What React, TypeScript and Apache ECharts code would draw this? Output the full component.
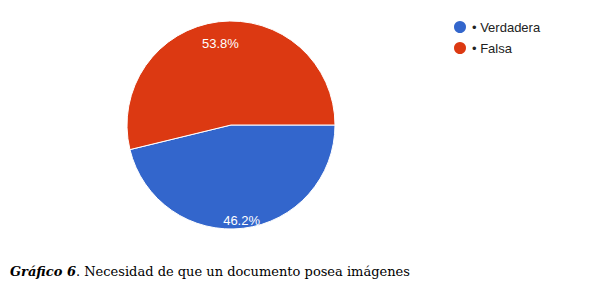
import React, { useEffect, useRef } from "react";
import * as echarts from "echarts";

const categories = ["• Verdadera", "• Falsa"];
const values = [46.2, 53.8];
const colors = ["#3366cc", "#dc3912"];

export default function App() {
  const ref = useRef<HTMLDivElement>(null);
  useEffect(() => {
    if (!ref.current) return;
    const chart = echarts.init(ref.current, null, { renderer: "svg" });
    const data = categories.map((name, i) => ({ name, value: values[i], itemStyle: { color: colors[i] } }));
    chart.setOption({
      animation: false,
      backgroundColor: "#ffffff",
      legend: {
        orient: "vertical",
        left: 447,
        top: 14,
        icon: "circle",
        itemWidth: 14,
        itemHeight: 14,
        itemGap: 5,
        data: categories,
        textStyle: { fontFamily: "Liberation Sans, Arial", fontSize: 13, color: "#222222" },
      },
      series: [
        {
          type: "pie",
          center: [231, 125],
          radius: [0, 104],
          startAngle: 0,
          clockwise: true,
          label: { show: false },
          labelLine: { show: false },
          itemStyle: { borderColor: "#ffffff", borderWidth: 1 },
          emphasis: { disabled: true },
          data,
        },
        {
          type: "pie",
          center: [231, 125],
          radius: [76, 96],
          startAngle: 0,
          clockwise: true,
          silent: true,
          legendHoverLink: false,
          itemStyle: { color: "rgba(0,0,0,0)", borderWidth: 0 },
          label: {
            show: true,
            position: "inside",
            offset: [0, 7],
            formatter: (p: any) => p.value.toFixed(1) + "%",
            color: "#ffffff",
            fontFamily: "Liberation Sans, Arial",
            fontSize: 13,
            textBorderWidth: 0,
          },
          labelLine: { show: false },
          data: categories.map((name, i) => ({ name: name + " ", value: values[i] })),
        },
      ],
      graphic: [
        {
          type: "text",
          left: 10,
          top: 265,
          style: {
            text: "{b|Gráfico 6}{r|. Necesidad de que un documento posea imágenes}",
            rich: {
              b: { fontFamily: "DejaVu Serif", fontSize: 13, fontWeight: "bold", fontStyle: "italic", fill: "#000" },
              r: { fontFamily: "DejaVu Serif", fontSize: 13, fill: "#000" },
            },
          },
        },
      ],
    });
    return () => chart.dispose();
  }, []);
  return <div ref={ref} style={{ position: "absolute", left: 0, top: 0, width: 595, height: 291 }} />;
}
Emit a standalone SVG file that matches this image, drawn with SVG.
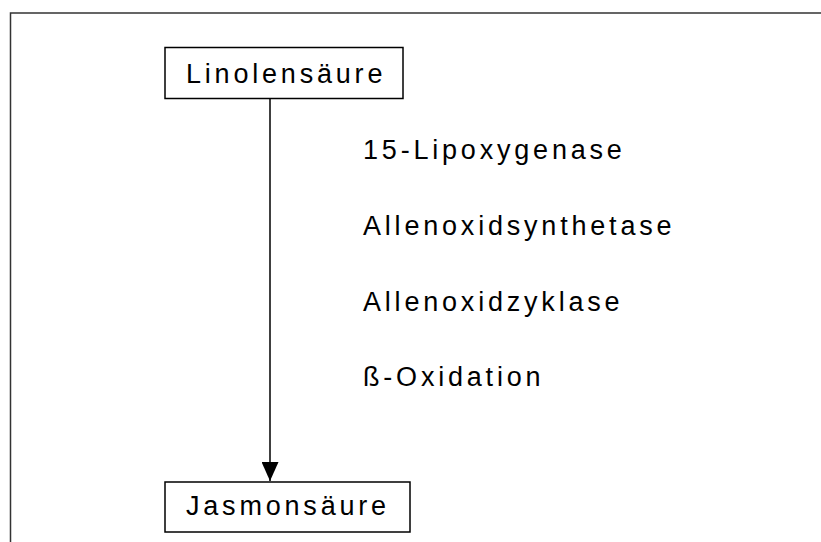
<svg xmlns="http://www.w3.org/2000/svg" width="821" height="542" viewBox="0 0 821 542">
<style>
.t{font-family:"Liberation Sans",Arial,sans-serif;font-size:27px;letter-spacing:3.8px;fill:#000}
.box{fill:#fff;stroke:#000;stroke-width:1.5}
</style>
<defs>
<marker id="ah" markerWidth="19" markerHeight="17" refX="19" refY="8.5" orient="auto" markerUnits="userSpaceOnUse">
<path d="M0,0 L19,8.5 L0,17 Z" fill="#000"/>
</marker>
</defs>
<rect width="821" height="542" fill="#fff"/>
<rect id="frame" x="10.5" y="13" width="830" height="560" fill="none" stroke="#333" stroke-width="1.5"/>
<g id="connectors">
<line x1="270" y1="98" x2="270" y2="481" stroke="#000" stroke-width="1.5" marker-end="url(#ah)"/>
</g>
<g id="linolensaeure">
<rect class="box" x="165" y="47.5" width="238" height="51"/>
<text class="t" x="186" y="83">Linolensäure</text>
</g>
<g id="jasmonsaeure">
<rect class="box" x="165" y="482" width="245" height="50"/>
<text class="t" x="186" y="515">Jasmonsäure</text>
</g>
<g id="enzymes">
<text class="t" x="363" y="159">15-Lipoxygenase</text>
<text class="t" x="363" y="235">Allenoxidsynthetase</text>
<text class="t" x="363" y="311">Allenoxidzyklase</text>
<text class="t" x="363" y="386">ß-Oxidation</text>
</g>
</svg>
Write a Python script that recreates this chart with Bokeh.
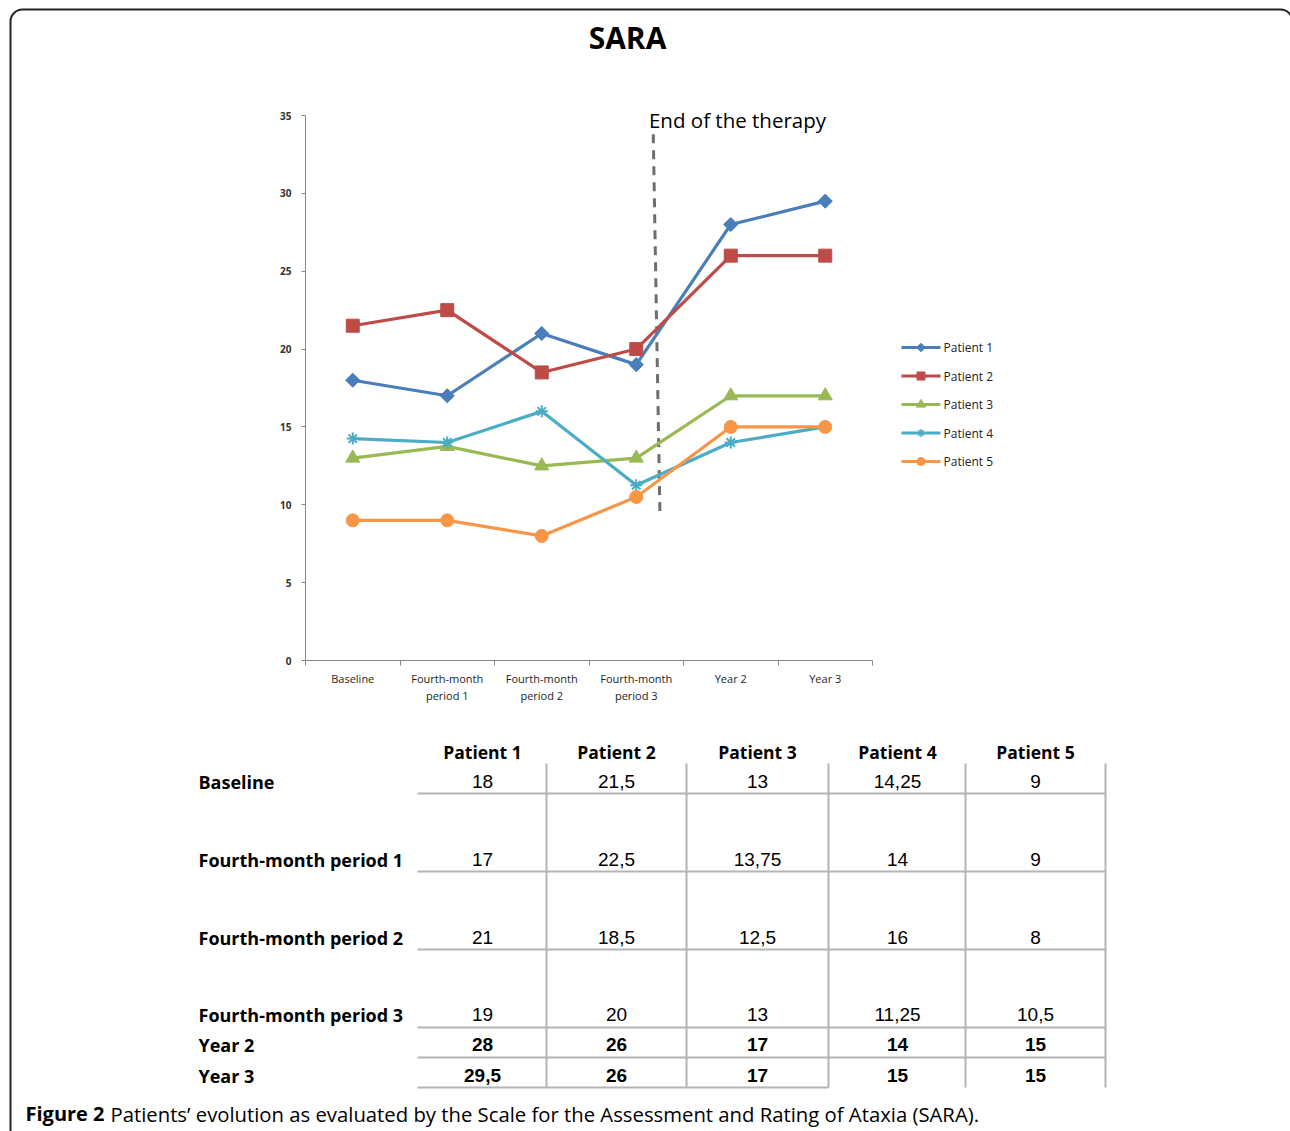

◆ **Aim of the exercise**:
Give every record back exactly as it reads, with no images.

◆ **Exercise output**:
What React, TypeScript and Apache ECharts code would draw this? Output the full component.
import React, { useEffect, useRef } from "react";
import * as echarts from "echarts";

const categories = ["• Verdadera", "• Falsa"];
const values = [46.2, 53.8];
const colors = ["#3366cc", "#dc3912"];

export default function App() {
  const ref = useRef<HTMLDivElement>(null);
  useEffect(() => {
    if (!ref.current) return;
    const chart = echarts.init(ref.current, null, { renderer: "svg" });
    const data = categories.map((name, i) => ({ name, value: values[i], itemStyle: { color: colors[i] } }));
    chart.setOption({
      animation: false,
      backgroundColor: "#ffffff",
      legend: {
        orient: "vertical",
        left: 447,
        top: 14,
        icon: "circle",
        itemWidth: 14,
        itemHeight: 14,
        itemGap: 5,
        data: categories,
        textStyle: { fontFamily: "Liberation Sans, Arial", fontSize: 13, color: "#222222" },
      },
      series: [
        {
          type: "pie",
          center: [231, 125],
          radius: [0, 104],
          startAngle: 0,
          clockwise: true,
          label: { show: false },
          labelLine: { show: false },
          itemStyle: { borderColor: "#ffffff", borderWidth: 1 },
          emphasis: { disabled: true },
          data,
        },
        {
          type: "pie",
          center: [231, 125],
          radius: [76, 96],
          startAngle: 0,
          clockwise: true,
          silent: true,
          legendHoverLink: false,
          itemStyle: { color: "rgba(0,0,0,0)", borderWidth: 0 },
          label: {
            show: true,
            position: "inside",
            offset: [0, 7],
            formatter: (p: any) => p.value.toFixed(1) + "%",
            color: "#ffffff",
            fontFamily: "Liberation Sans, Arial",
            fontSize: 13,
            textBorderWidth: 0,
          },
          labelLine: { show: false },
          data: categories.map((name, i) => ({ name: name + " ", value: values[i] })),
        },
      ],
      graphic: [
        {
          type: "text",
          left: 10,
          top: 265,
          style: {
            text: "{b|Gráfico 6}{r|. Necesidad de que un documento posea imágenes}",
            rich: {
              b: { fontFamily: "DejaVu Serif", fontSize: 13, fontWeight: "bold", fontStyle: "italic", fill: "#000" },
              r: { fontFamily: "DejaVu Serif", fontSize: 13, fill: "#000" },
            },
          },
        },
      ],
    });
    return () => chart.dispose();
  }, []);
  return <div ref={ref} style={{ position: "absolute", left: 0, top: 0, width: 595, height: 291 }} />;
}
Emit a standalone SVG file that matches this image, drawn with SVG.
<svg xmlns="http://www.w3.org/2000/svg" width="821" height="542" viewBox="0 0 821 542">
<style>
.t{font-family:"Liberation Sans",Arial,sans-serif;font-size:27px;letter-spacing:3.8px;fill:#000}
.box{fill:#fff;stroke:#000;stroke-width:1.5}
</style>
<defs>
<marker id="ah" markerWidth="19" markerHeight="17" refX="19" refY="8.5" orient="auto" markerUnits="userSpaceOnUse">
<path d="M0,0 L19,8.5 L0,17 Z" fill="#000"/>
</marker>
</defs>
<rect width="821" height="542" fill="#fff"/>
<rect id="frame" x="10.5" y="13" width="830" height="560" fill="none" stroke="#333" stroke-width="1.5"/>
<g id="connectors">
<line x1="270" y1="98" x2="270" y2="481" stroke="#000" stroke-width="1.5" marker-end="url(#ah)"/>
</g>
<g id="linolensaeure">
<rect class="box" x="165" y="47.5" width="238" height="51"/>
<text class="t" x="186" y="83">Linolensäure</text>
</g>
<g id="jasmonsaeure">
<rect class="box" x="165" y="482" width="245" height="50"/>
<text class="t" x="186" y="515">Jasmonsäure</text>
</g>
<g id="enzymes">
<text class="t" x="363" y="159">15-Lipoxygenase</text>
<text class="t" x="363" y="235">Allenoxidsynthetase</text>
<text class="t" x="363" y="311">Allenoxidzyklase</text>
<text class="t" x="363" y="386">ß-Oxidation</text>
</g>
</svg>
Write a Python script that recreates this chart with Bokeh.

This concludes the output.